A questo va aggiunto che esistono le evocazioni delle Bestie Divine, anch’esse legate a un elemento naturale, e sebbene spesso siano utili nel risolvere con brutalità certe situazioni non sono richiamabili a piacere, quindi badate bene a quando e come usarle.
Un discorso a parte ci pare doveroso farlo per le boss fight, che sono particolarmente impegnative a fronte, in realtà, di una semplicità di pattern che gli sviluppatori han loro conferito.
Apparentemente gli scontri potrebbero sembrare banali, ma analizzando a fondo le scelte compiute da Team Ninja queste battaglie risultano essere più esercizi di costanza mentale che sfoggio di abilità: molti boss non hanno combo complesse, e spessissimo offrono un ventaglio offensivo molto limitato, ma affrontarli diventa un banco di prova di nervi e concentrazione continua, soprattutto quando si affronta un avversario molto lento.
Solo sul finire dell’avventura i nemici offrono una velocità di esecuzione più spinta e una complessità delle combo maggiore. Insomma, non fatevi ingannare dall’apparente semplicità delle boss fight perché saranno veramente impegnative.
Sebbene molti siano i punti a favore di Wo Long: Fallen Dynasty alcuni elementi ci hanno fatto storcere il naso, come la gestione delle interfacce, che non sono state rese più chiare rispetto all’esperienza avuta con la serie Nioh e restano non di immediata comprensione.
Anche l’aggro dei nemici non sembra sempre essere in bolla, a causa forse della presenta del parametro dello stealth che potrebbe creare qualche conflitto nell’intelligenza artificiale. Il quantitativo di loot resta a livelli poderosi, e poteva in qualche modo essere arginato non solo dall’uso strumentale presso il fabbro.
Tecnicamente il gioco presenta pochissimi bug (considerando anche che lo abbiamo giocato prima del lancio ufficiale) e il frame rate è stabile a 60fps in modalità prestazioni, soprattutto durante gli scontri più complessi.
In conclusione Wo Long: Fallen Dynasty è un ottimo action-RPG, che ci sentiamo di consigliare a tutti gli appassionati del genere che cercano un’esperienza di elevata difficoltà.
La flessibilità del sistema, che permette di garantire al giocatore una libertà nel settare la propria esperienza, è una caratteristica che non possiamo non premiare, al netto di un gameplay sfidante, pulito e bilanciato con grande consapevolezza.
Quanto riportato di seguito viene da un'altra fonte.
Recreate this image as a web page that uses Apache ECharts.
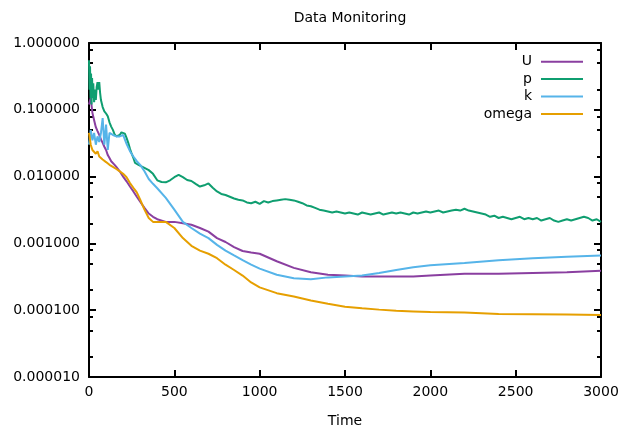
<!DOCTYPE html>
<html style="height: 100%">
<head>
<meta charset="utf-8">
</head>
<body style="height: 100%; margin: 0">
<div id="container" style="width: 622px; height: 430px"></div>
<script type="text/javascript" src="https://cdn.jsdelivr.net/npm/echarts@6/dist/echarts.min.js"></script>
<script type="text/javascript">
// time steps shared by the smooth residuals
var times = [0, 10, 20, 30, 40, 50, 60, 70, 80, 90, 100, 110, 120, 130, 140, 150, 160, 180, 200, 220, 240, 260, 280, 300,
    325, 350, 375, 400, 450, 500, 550, 600, 650, 700, 750, 800, 850, 900, 950, 1000,
    1100, 1200, 1300, 1400, 1500, 1600, 1700, 1800, 1900, 2000, 2200, 2400, 2600, 2800, 3000];

var uRes = [0.12, 0.15, 0.09, 0.07, 0.055, 0.048, 0.042, 0.036, 0.032, 0.028, 0.025, 0.021, 0.019, 0.017, 0.016, 0.015, 0.014, 0.012, 0.010, 0.0085, 0.0071, 0.006, 0.005, 0.0042,
    0.0034, 0.0028, 0.0025, 0.0023, 0.0021, 0.0021, 0.0020, 0.0019, 0.0017, 0.0015, 0.0012, 0.00105, 0.00088, 0.00077, 0.00073, 0.0007,
    0.00054, 0.00043, 0.00037, 0.00034, 0.00033, 0.00032, 0.00032, 0.00032, 0.00032, 0.00033, 0.00035, 0.00035, 0.00036, 0.00037, 0.00039];

var kRes = [0.03, 0.05, 0.035, 0.045, 0.03, 0.04, 0.033, 0.045, 0.075, 0.03, 0.06, 0.025, 0.045, 0.043, 0.042, 0.041, 0.04, 0.04, 0.042, 0.031, 0.024, 0.02, 0.017, 0.015,
    0.012, 0.0092, 0.0078, 0.0067, 0.0048, 0.0032, 0.0021, 0.0017, 0.0014, 0.0012, 0.00095, 0.00078, 0.00066, 0.00056, 0.00048, 0.00042,
    0.00034, 0.0003, 0.00029, 0.00031, 0.00032, 0.00033, 0.00036, 0.0004, 0.00044, 0.00047, 0.00051, 0.00056, 0.0006, 0.00063, 0.00066];

var omegaRes = [0.045, 0.03, 0.025, 0.024, 0.022, 0.024, 0.02, 0.021, 0.018, 0.019, 0.0165, 0.017, 0.015, 0.0145, 0.014, 0.0135, 0.013, 0.012, 0.011, 0.0098, 0.008, 0.0068, 0.0058, 0.0045,
    0.0032, 0.0024, 0.0021, 0.0021, 0.0021, 0.0017, 0.0012, 0.00092, 0.00078, 0.0007, 0.0006, 0.00048, 0.0004, 0.00033, 0.00026, 0.00022,
    0.00018, 0.00016, 0.00014, 0.000125, 0.000113, 0.000107, 0.000102, 0.000098, 0.000096, 0.000094, 0.000092, 0.000088, 0.000087, 0.000086, 0.000085];

// pressure is noisy, so it gets its own denser time steps
var pTimes = [0, 3, 6, 9, 12, 15, 18, 21, 25, 30, 35, 40, 45, 50, 55, 60, 65, 70, 80, 90, 100, 110, 120, 130, 140, 150,
    160, 170, 180, 190, 200, 210, 220, 230, 240, 250, 260, 270, 280, 290, 300,
    325, 350, 375, 400, 425, 450, 475, 500, 525, 550, 575, 600, 625, 650, 675, 700, 725, 750, 775, 800,
    825, 850, 875, 900, 925, 950, 975, 1000, 1025, 1050, 1075, 1100, 1125, 1150, 1175, 1200, 1225, 1250, 1275, 1300,
    1325, 1350, 1375, 1400, 1425, 1450, 1475, 1500, 1525, 1550, 1575, 1600, 1625, 1650, 1675, 1700, 1725, 1750, 1775, 1800,
    1825, 1850, 1875, 1900, 1925, 1950, 1975, 2000, 2025, 2050, 2075, 2100, 2125, 2150, 2175, 2200, 2225, 2250, 2275, 2300,
    2325, 2350, 2375, 2400, 2425, 2450, 2475, 2500, 2525, 2550, 2575, 2600, 2625, 2650, 2675, 2700, 2725, 2750, 2775, 2800,
    2825, 2850, 2875, 2900, 2925, 2950, 2975, 3000];

var pRes = [0.55, 0.2, 0.45, 0.15, 0.35, 0.12, 0.3, 0.15, 0.25, 0.13, 0.2, 0.14, 0.22, 0.26, 0.2, 0.26, 0.18, 0.14, 0.11, 0.095, 0.088, 0.08, 0.065, 0.056, 0.05, 0.043,
    0.04, 0.04, 0.042, 0.046, 0.047, 0.044, 0.038, 0.032, 0.026, 0.022, 0.019, 0.016, 0.016, 0.015, 0.015,
    0.0135, 0.0125, 0.011, 0.0088, 0.0083, 0.0082, 0.0088, 0.0098, 0.0106, 0.0098, 0.0089, 0.0086, 0.0078, 0.0071, 0.0074, 0.0079, 0.0068, 0.006, 0.0055, 0.0053,
    0.005, 0.0047, 0.0045, 0.0044, 0.0041, 0.004, 0.0042, 0.0039, 0.0043, 0.0041, 0.0043, 0.0044, 0.0045, 0.0046, 0.0045, 0.0044, 0.0042, 0.004, 0.0037, 0.0036,
    0.0034, 0.0032, 0.0031, 0.003, 0.0029, 0.003, 0.0029, 0.0028, 0.0029, 0.0028, 0.0027, 0.0029, 0.0028, 0.0027, 0.0028, 0.0029, 0.0027, 0.0028, 0.0029, 0.0028,
    0.0029, 0.0028, 0.0027, 0.0029, 0.0028, 0.0029, 0.003, 0.0029, 0.003, 0.0031, 0.0029, 0.003, 0.0031, 0.0032, 0.0031, 0.0033, 0.0031, 0.003, 0.0029, 0.0028,
    0.0027, 0.0025, 0.0026, 0.0024, 0.0025, 0.0024, 0.0023, 0.0024, 0.0025, 0.0023, 0.0024, 0.0023, 0.0024, 0.0022, 0.0023, 0.0024, 0.0022, 0.0021, 0.0022, 0.0023,
    0.0022, 0.0023, 0.0024, 0.0025, 0.0024, 0.0022, 0.0023, 0.0021];

var names = ['U', 'p', 'k', 'omega'];
var colors = ['#8a3fa0', '#0f9e70', '#56b4e9', '#e69f00'];
var minorSteps = [2, 5, 8];

function pairs(xs, ys) {
    return xs.map(function (x, i) { return [x, ys[i]]; });
}

var minorValues = [];
for (var e = -5; e < 0; e++) {
    minorSteps.forEach(function (m) { minorValues.push(m * Math.pow(10, e)); });
}

var font = 'DejaVu Sans';
var dom = document.getElementById('container');
var myChart = echarts.init(dom);

function yAx(pos, major) {
    return {
        type: 'log', logBase: 10, min: 0.00001, max: 1, position: pos,
        axisLine: { show: major, lineStyle: { color: '#000', width: 2 } },
        axisTick: major ? { inside: true, length: 7, lineStyle: { color: '#000', width: 2 } }
                        : { inside: true, length: 4, customValues: minorValues, lineStyle: { color: '#000', width: 2 } },
        axisLabel: {
            show: major && pos === 'left', margin: 9, color: '#000', fontFamily: font, fontSize: 14,
            formatter: function (v) { return v.toFixed(6); }
        },
        splitLine: { show: false }
    };
}

var option = {
    animation: false,
    backgroundColor: '#fff',
    title: {
        text: 'Data Monitoring', left: 345, top: 6, textAlign: 'center',
        textStyle: { fontFamily: font, fontSize: 14, fontWeight: 'normal', color: '#000' }
    },
    legend: {
        data: names, orient: 'vertical', align: 'right', right: 39, top: 53, padding: 0,
        icon: 'rect', itemWidth: 42, itemHeight: 2, itemGap: 0,
        textStyle: { fontFamily: font, fontSize: 14, lineHeight: 17.4, color: '#000', padding: [0, 4, 0, 0] }
    },
    grid: { left: 89, right: 21, top: 43, bottom: 53, outerBoundsMode: 'none' },
    xAxis: [{
        type: 'value', min: 0, max: 3000, interval: 500, position: 'bottom',
        name: 'Time', nameLocation: 'middle', nameGap: 37,
        nameTextStyle: { fontFamily: font, fontSize: 14, color: '#000' },
        axisLine: { onZero: false, lineStyle: { color: '#000', width: 2 } },
        axisTick: { inside: true, length: 7, lineStyle: { color: '#000', width: 2 } },
        axisLabel: { margin: 8, color: '#000', fontFamily: font, fontSize: 14, formatter: function (v) { return String(v); } },
        splitLine: { show: false }
    }, {
        type: 'value', min: 0, max: 3000, interval: 500, position: 'top',
        axisLine: { onZero: false, lineStyle: { color: '#000', width: 2 } },
        axisTick: { inside: true, length: 7, lineStyle: { color: '#000', width: 2 } },
        axisLabel: { show: false },
        splitLine: { show: false }
    }],
    yAxis: [yAx('left', true), yAx('left', false), yAx('right', true), yAx('right', false)],
    series: [
        { name: names[0], data: pairs(times, uRes) },
        { name: names[1], data: pairs(pTimes, pRes) },
        { name: names[2], data: pairs(times, kRes) },
        { name: names[3], data: pairs(times, omegaRes) }
    ].map(function (s, i) {
        return {
            name: s.name, type: 'line', data: s.data, symbol: 'none',
            xAxisIndex: 0, yAxisIndex: 0, color: colors[i],
            lineStyle: { width: 2, color: colors[i] }
        };
    })
};

myChart.setOption(option);
window.onresize = myChart.resize;
</script>
</body>
</html>
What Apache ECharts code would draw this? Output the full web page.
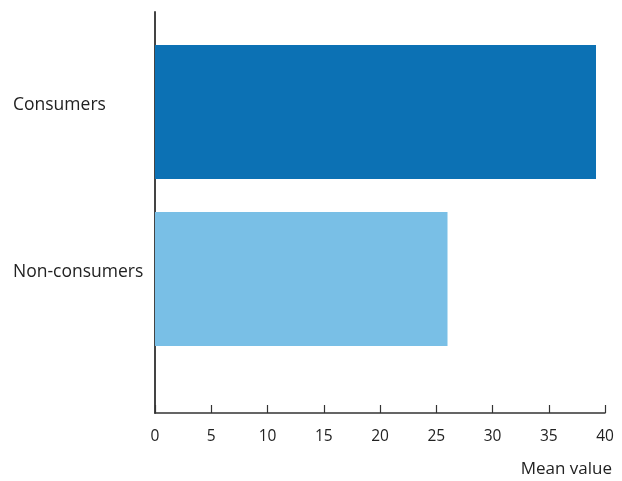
<!DOCTYPE html>
<html>
<head>
<meta charset="utf-8">
<script src="https://cdn.jsdelivr.net/npm/echarts@6/dist/echarts.min.js"></script>
<style>
  html, body { margin: 0; padding: 0; background: #fff; }
  #main { width: 622px; height: 481px; }
</style>
</head>
<body>
<div id="main"></div>
<script>
  // data
  var categories = ['Consumers', 'Non-consumers'];
  var meanValues = [39.2, 26.0];
  var barColors = ['#0c71b4', '#79bfe6'];
  var xTicks = { min: 0, max: 40, interval: 5 };

  var myChart = echarts.init(document.getElementById('main'));
  var font = '"Open Sans", sans-serif';

  var option = {
    animation: false,
    // grid 0 draws the axis frame, grid 1 holds the bars
    grid: [
      { left: 155, right: 17, top: 12, bottom: 68 },
      { left: 155, right: 17, top: 28.5, bottom: 118.5 }
    ],
    xAxis: [
      {
        gridIndex: 0,
        type: 'value',
        min: xTicks.min,
        max: xTicks.max,
        interval: xTicks.interval,
        name: 'Mean value',
        nameLocation: 'end',
        nameGap: 7,
        nameTextStyle: {
          fontFamily: font, fontSize: 17, color: '#222',
          align: 'right', verticalAlign: 'top', padding: [48, 0, 0, 0]
        },
        axisLine: { show: true, lineStyle: { color: '#333', width: 1.5 } },
        axisTick: { show: true, inside: true, length: 8, lineStyle: { color: '#333', width: 1.2 } },
        axisLabel: { fontFamily: font, fontSize: 15.5, color: '#222', margin: 16 },
        splitLine: { show: false }
      },
      {
        gridIndex: 1,
        type: 'value',
        min: xTicks.min,
        max: xTicks.max,
        show: false
      }
    ],
    yAxis: [
      {
        gridIndex: 0,
        type: 'value',
        min: 0,
        max: 1,
        axisLine: { show: true, lineStyle: { color: '#444', width: 2 } },
        axisTick: { show: false },
        axisLabel: { show: false },
        splitLine: { show: false }
      },
      {
        gridIndex: 1,
        type: 'category',
        inverse: true,
        data: categories,
        axisLine: { show: false },
        axisTick: { show: false },
        axisLabel: {
          fontFamily: font, fontSize: 17.5, color: '#222',
          align: 'left', margin: 142, verticalAlign: 'bottom', lineHeight: 14
        }
      }
    ],
    series: [
      {
        type: 'bar',
        xAxisIndex: 1,
        yAxisIndex: 1,
        barWidth: 134,
        data: meanValues.map(function (v, i) {
          return { value: v, itemStyle: { color: barColors[i] } };
        })
      }
    ]
  };

  myChart.setOption(option);
</script>
</body>
</html>
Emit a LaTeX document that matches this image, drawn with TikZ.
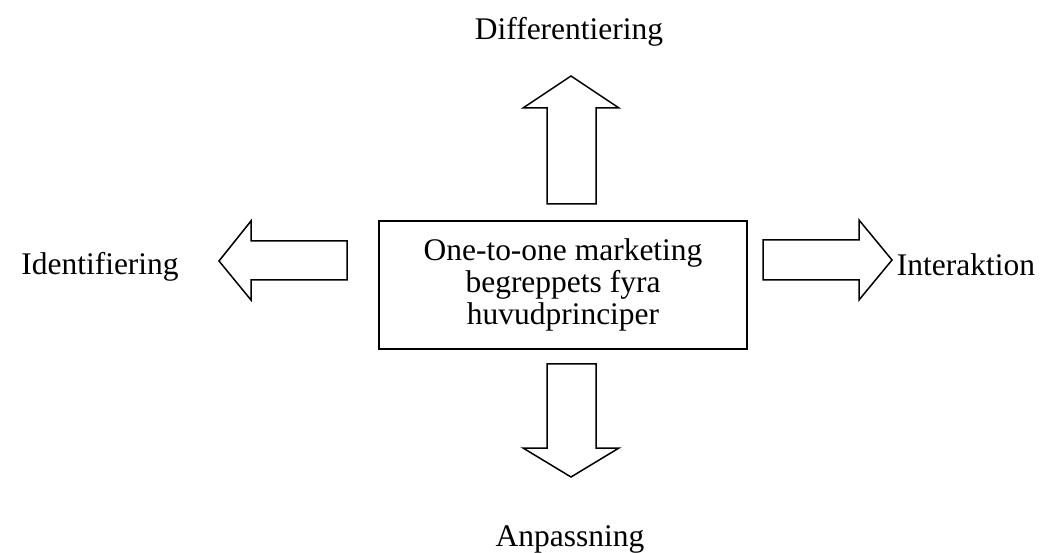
\documentclass[tikz,border=0pt]{standalone}
\usepackage{fontspec}
\setmainfont{Liberation Serif}
\begin{document}
\begin{tikzpicture}[x=1bp,y=-1bp,
  lbl/.style={font=\fontsize{31.6}{31}\selectfont, inner sep=0pt, anchor=base},
  blockarrow/.style={draw=black, line width=1.5bp, fill=white, line join=miter}]
\useasboundingbox (0,0) rectangle (1045,553);
% central box
\node[draw=black, line width=1.5bp, minimum width=368bp, minimum height=128bp,
  inner sep=0pt, align=center, font=\fontsize{31.6}{32}\selectfont]
  (center) at (563,285) {One-to-one marketing\\begreppets fyra\\huvudprinciper};
% up arrow
\draw[blockarrow] (547,204) -- (547,108) -- (523,108) -- (571,76) -- (619,108) -- (596,108) -- (596,204) -- cycle;
% down arrow
\draw[blockarrow] (547,364) -- (547,448) -- (523,448) -- (571,477) -- (619,448) -- (596,448) -- (596,364) -- cycle;
% left arrow
\draw[blockarrow] (347,241) -- (251,241) -- (251,221) -- (219,261) -- (251,300) -- (251,280) -- (347,280) -- cycle;
% right arrow
\draw[blockarrow] (763,240) -- (859,240) -- (859,220) -- (892,260) -- (859,300) -- (859,280) -- (763,280) -- cycle;
% labels
\node[lbl] (diff) at (569,40) {Differentiering};
\node[lbl] (ident) at (100,275) {Identifiering};
\node[lbl] (inter) at (966,275.5) {Interaktion};
\node[lbl] (anp) at (570,546.5) {Anpassning};
\end{tikzpicture}
\end{document}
Avremmo gradito una scrittura più approfondita della sceneggiatura, in modo che potesse dare un quid in più a un’esperienza assolutamente soddisfacente, e un minor carattere da Diablo-like, ma è indiscutibile come Team Ninja abbia fatto tesoro delle esperienze precedenti e abbia cercato di migliorarsi in quelle che erano le carenze più gravi.